§ WHAT YOU ARE ASKED TO DO: Wherever "page" appears in a line, copy that line.

§ SUPPLIED MATERIAL:
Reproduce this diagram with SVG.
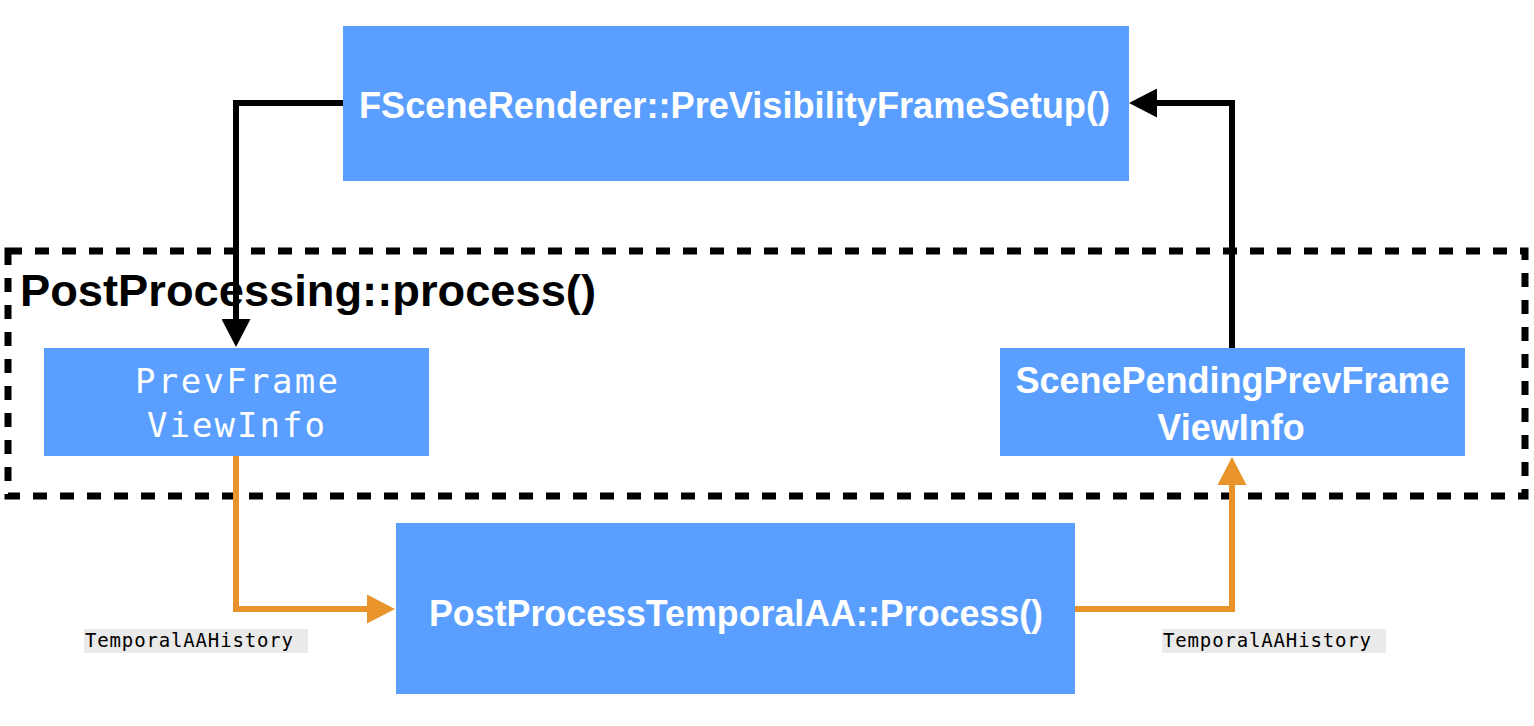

---

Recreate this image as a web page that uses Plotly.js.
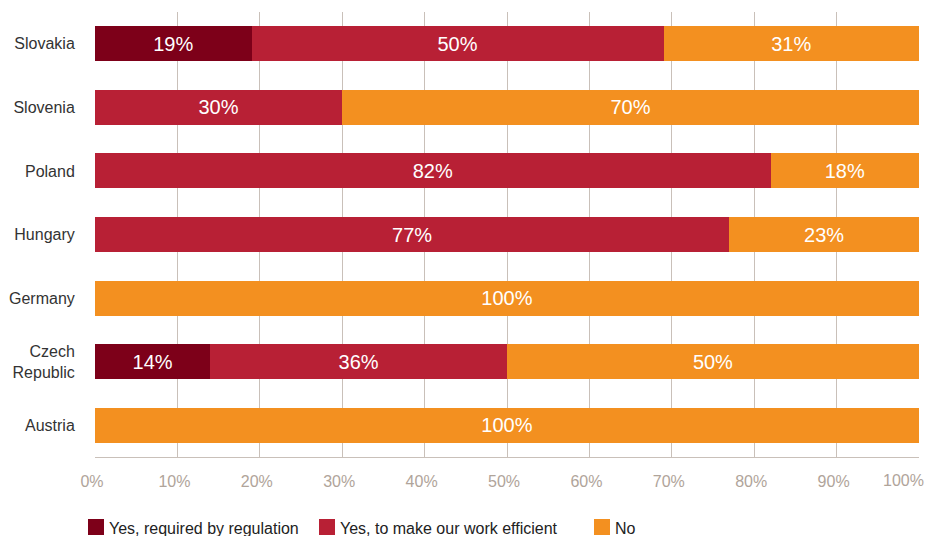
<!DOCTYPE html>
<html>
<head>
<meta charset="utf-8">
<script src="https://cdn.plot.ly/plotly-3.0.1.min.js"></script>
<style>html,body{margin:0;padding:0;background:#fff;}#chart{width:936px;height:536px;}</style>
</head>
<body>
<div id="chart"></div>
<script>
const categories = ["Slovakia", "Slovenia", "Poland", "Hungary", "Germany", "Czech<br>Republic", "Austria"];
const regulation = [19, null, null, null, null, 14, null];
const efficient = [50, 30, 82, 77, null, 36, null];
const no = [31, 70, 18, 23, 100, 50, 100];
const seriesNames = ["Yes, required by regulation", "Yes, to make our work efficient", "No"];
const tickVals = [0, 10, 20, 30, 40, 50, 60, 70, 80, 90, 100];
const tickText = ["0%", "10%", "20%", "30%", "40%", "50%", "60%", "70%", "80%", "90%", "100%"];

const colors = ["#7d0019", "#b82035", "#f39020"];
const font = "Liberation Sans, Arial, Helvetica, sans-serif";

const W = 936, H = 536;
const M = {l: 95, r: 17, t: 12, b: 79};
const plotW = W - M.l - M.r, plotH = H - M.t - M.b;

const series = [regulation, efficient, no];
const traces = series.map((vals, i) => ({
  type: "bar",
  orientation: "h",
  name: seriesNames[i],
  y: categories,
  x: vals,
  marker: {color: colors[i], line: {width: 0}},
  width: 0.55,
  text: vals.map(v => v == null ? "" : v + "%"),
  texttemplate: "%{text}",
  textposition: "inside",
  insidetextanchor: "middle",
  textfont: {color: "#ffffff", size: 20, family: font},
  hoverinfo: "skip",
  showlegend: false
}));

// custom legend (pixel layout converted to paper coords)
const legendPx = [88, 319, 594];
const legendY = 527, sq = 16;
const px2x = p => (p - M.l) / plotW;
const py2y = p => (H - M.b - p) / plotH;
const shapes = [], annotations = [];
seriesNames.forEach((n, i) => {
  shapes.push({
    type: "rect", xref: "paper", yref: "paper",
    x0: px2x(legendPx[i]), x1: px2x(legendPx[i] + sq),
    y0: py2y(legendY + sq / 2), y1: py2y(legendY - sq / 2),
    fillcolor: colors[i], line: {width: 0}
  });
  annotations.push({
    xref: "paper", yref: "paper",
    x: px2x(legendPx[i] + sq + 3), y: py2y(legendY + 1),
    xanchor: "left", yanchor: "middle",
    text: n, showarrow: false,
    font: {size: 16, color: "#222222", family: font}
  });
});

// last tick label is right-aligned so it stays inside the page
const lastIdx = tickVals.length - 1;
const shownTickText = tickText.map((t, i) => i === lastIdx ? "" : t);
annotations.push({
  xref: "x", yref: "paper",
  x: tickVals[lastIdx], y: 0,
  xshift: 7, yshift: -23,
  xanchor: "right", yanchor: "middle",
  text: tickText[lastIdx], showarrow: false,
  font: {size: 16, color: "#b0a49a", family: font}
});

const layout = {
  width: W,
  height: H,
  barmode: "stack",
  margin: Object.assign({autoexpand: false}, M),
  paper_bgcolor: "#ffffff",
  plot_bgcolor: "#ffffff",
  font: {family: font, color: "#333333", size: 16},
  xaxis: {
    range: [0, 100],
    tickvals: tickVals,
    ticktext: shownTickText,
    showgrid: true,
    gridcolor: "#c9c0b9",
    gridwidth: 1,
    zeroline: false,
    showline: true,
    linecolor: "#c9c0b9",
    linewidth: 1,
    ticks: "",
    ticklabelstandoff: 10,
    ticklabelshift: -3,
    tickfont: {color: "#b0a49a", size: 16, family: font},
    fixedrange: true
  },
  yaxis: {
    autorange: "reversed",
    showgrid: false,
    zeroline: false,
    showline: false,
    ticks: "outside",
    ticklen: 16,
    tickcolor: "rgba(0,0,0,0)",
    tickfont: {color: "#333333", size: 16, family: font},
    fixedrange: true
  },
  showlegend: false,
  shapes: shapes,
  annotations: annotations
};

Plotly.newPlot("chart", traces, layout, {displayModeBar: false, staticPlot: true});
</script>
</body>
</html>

--

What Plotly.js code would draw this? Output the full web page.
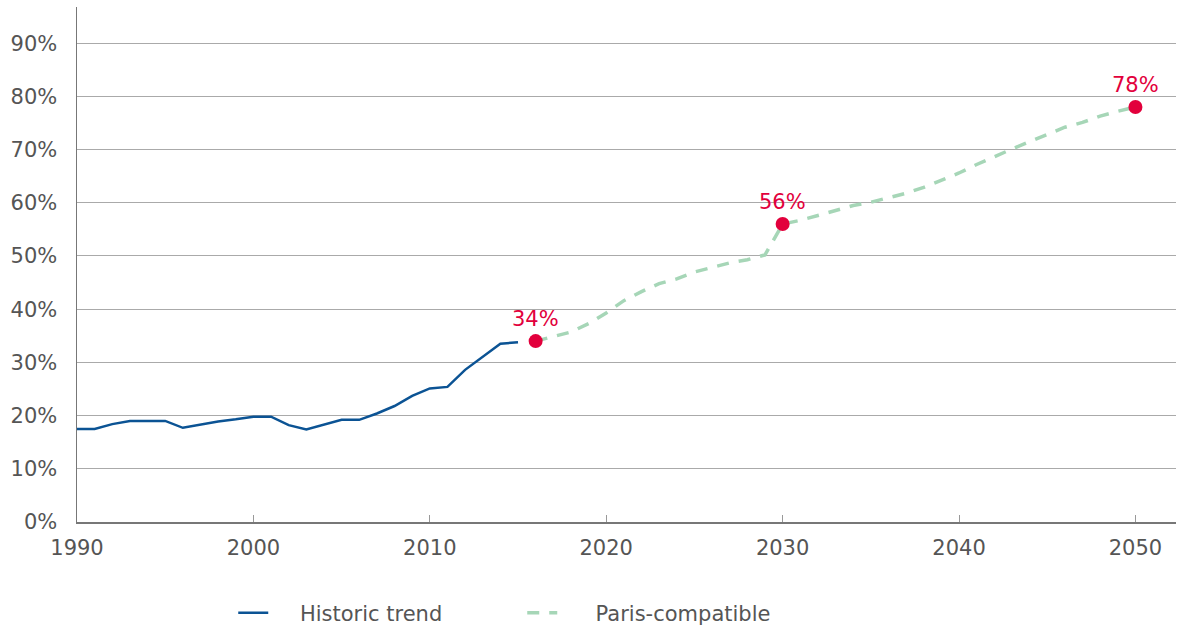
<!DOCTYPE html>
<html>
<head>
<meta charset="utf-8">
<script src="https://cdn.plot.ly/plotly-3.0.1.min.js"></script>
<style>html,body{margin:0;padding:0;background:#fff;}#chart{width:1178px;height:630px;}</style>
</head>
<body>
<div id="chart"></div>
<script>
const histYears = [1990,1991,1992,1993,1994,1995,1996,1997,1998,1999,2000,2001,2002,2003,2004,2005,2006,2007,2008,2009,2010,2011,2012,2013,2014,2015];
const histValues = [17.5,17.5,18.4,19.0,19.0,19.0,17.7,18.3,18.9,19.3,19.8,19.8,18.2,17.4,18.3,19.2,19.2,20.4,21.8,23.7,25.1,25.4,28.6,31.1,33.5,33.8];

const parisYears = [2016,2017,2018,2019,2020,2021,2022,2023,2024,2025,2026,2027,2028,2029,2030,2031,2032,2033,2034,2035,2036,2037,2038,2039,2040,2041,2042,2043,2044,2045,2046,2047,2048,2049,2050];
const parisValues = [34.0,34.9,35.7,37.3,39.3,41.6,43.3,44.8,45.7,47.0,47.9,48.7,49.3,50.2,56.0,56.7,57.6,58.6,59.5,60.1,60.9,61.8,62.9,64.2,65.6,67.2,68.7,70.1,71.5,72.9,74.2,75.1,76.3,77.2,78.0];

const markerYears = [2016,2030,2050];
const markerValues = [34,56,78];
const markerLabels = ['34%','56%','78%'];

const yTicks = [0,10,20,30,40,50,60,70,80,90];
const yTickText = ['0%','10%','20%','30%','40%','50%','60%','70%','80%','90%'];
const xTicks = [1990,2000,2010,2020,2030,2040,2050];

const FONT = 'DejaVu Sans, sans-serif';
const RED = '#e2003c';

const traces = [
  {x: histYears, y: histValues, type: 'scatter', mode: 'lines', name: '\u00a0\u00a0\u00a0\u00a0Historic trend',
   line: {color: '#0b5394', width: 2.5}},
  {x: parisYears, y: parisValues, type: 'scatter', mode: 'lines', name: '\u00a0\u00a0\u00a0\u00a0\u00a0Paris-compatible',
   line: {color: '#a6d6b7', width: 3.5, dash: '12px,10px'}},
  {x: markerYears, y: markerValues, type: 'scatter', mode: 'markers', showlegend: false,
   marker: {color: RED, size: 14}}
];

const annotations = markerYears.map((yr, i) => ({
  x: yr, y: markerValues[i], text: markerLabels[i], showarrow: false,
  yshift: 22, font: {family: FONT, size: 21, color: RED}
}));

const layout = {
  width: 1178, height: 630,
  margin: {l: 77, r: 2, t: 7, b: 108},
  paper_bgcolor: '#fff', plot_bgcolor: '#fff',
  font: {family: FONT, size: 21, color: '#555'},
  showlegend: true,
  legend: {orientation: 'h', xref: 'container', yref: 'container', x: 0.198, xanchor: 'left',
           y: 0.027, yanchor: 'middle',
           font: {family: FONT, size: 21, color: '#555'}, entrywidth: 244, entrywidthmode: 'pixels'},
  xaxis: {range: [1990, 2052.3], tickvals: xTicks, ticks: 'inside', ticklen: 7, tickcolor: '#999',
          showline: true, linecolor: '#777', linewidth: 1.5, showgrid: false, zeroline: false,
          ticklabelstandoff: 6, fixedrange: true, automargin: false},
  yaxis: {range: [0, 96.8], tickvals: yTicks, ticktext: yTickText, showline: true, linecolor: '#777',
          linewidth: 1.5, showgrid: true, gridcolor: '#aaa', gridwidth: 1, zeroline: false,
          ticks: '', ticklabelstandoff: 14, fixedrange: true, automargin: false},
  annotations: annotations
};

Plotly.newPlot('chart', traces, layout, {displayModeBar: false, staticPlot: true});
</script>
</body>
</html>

§ COMPLETE ANSWER:
Recreate this image as a web page that uses Plotly.js.
// last tick label is right-aligned so it stays inside the page
What Plotly.js code would draw this? Output the full web page.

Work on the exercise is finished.